January 2022 was one of the most profound months of my life lived thus far - and not for the reasons one might think. While it carried significance as the month prior to my three-year wedding anniversary and marked one year since Joe Biden’s ascension to the presidency, it was more importantly when I started learning EMDR. Eye Movement Desensitization and Reprocessing is a form of psychotherapy discovered by Dr. Francine Shapiro in 1987. I say discovered because Dr. Shapiro didn’t intentionally think about upsetting imagery while watching an object move across her visual field. Even psychotherapists aren’t that crazy. But accidental as it was, her discovery is to psychology what the New World is to geography. Perhaps uncontacted tribes practiced EMDR for millennia, but modern psychology accredits it to Shapiro nonetheless.

As indicated above, EMDR involves thinking about upsetting memories while watching an object move back and forth across the visual field. These memories are in many cases associated with traumatic events, but can also be related to anxious, depressive, or obsessive thought content. Traditionally, the objects in question are therapist’s fingers, though recent proliferation of virtual technology allows for the use of complicated machines, like pointers and spoons. Some therapists with poor monetary management skills invest in alternating light bars. In any case, when this protocol is conducted on a given memory, something in this equation - because nobody is actually quite sure how EMDR works - leads to the alleviation of suffering associated with targeted memories.

Before learning EMDR, I thought of therapy as a process that was primarily about talking. Of the endless persons helplessly blundering through life, some were chosen by fate to receive money in exchange for listening to the rest, and that was called the therapeutic process.
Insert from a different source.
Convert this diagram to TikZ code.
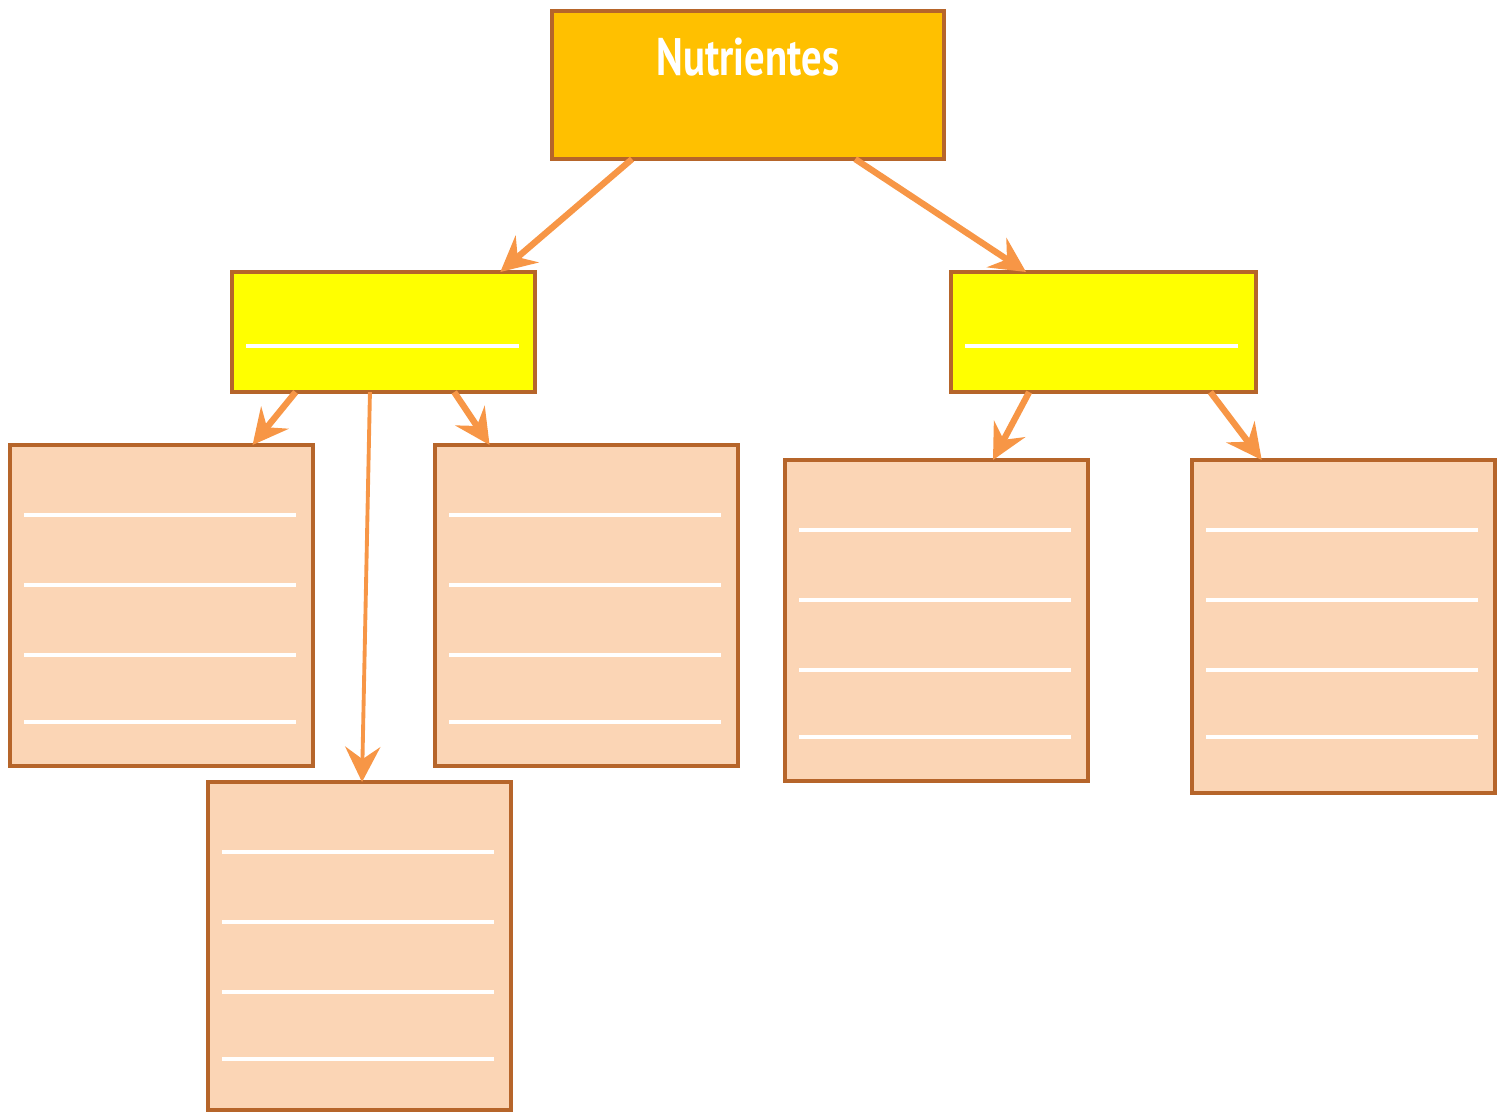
\documentclass[tikz,border=0pt]{standalone}
\usepackage{xcolor}
\usepackage{tikz}
\usepackage{fontspec}
\usetikzlibrary{arrows.meta,calc}
\newfontfamily\titlefont[FakeStretch=0.77]{PT Sans}
\definecolor{marco}{RGB}{182,101,42}
\definecolor{oro}{RGB}{255,192,0}
\definecolor{amarillo}{RGB}{255,255,0}
\definecolor{durazno}{RGB}{251,213,181}
\definecolor{flecha}{RGB}{247,150,70}

\begin{document}
\begin{tikzpicture}[x=0.01cm, y=-0.01cm,
    caja/.style={draw=marco, line width=1.25pt, anchor=north west, inner sep=0pt, outer sep=0pt},
    hoja/.style={caja, fill=durazno, minimum width=3.03cm, minimum height=3.21cm},
    linea/.style={white, line width=1.3pt},
    flec/.style={-{Stealth[length=10pt,width=10pt,inset=3.5pt]}, flecha, line width=1.8pt}]
                        \useasboundingbox (0,0) rectangle (1503,1112);

                        \node (0) at (552,11) [caja, fill=oro, minimum width=3.92cm, text height=0.64cm, text depth=0.84cm, text=white, font=\titlefont\bfseries\fontsize{15}{15}\selectfont] {Nutrientes};
                        \node (1) at (232,272) [caja, fill=amarillo, minimum width=3.03cm, minimum height=1.2cm] {};
                        \node (2) at (951,272) [caja, fill=amarillo, minimum width=3.05cm, minimum height=1.2cm] {};
                        \node (3) at (10,445) [hoja] {};
                        \node (4) at (208,782) [hoja, minimum height=3.28cm] {};
                        \node (5) at (435,445) [hoja] {};
                        \node (6) at (785,460) [hoja] {};
                        \node (7) at (1192,460) [hoja, minimum height=3.33cm] {};

                        \draw[linea] (246,346) -- (519,346);
                        \draw[linea] (965,346) -- (1238,346);
                        \foreach \x/\y in {10/445, 208/782, 435/445, 785/460, 1192/460}
                            \foreach \d in {70,140,210,277}
                                \draw[linea] (\x+14,\y+\d) -- (\x+286,\y+\d);

                        \draw[flec] ($(0.south west)!.204!(0.south east)$) to ($(1.north west)!.885!(1.north east)$);
                        \draw[flec] ($(0.south west)!.773!(0.south east)$) to ($(2.north west)!.246!(2.north east)$);
                        \draw[flec] ($(1.south west)!.21!(1.south east)$) to ($(3.north west)!.8!(3.north east)$);
                        \draw[flec, line width=1.1pt] ($(1.south west)!.455!(1.south east)$) to ($(4.north west)!.508!(4.north east)$);
                        \draw[flec] ($(1.south west)!.733!(1.south east)$) to ($(5.north west)!.18!(5.north east)$);
                        \draw[flec] ($(2.south west)!.256!(2.south east)$) to ($(6.north west)!.686!(6.north east)$);
                        \draw[flec] ($(2.south west)!.85!(2.south east)$) to ($(7.north west)!.23!(7.north east)$);
                    \end{tikzpicture}
\end{document}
The profound revelation of cognitive psychology taught therapists to help clients by explaining how much happier and calmer they could be, if only they weren’t so depressed and anxious all the time.

EMDR is a total game-changer. Instead of therapy being all about the therapist-client dialogue, much of the focus is on clients’ internal processes and making sense of themselves, by themselves, for themselves. Once clients are immersed in the process, the therapist becomes an observer, watching people heal at rates unimaginable in traditional talk therapy.

Even as I began training, I was very much the skeptic about whether the EMDR protocol could be significantly helpful, if at all. I signed up out of faith in the psychological giants who endorse EMDR and the knowledge that its being in vogue would likely make it a worthwhile investment. The results, however, have been completely astounding and continue to surprise me in each and every EMDR session. Even individuals with histories of severe, complex trauma show signs of change, whereas previously they tended to spin their wheels. People who struggled for years to connect with any significant emotion find themselves doing so continually and more and more deeply.

There are two objectives I have in sharing this. The first is obviously and unabashedly self-promotion. The second is the possibility of bringing healing to those who have been searching for it, possibly for years or decades. EMDR is assuredly not a cure-all and there are a number of competitive alternatives, but it just might be worth a try.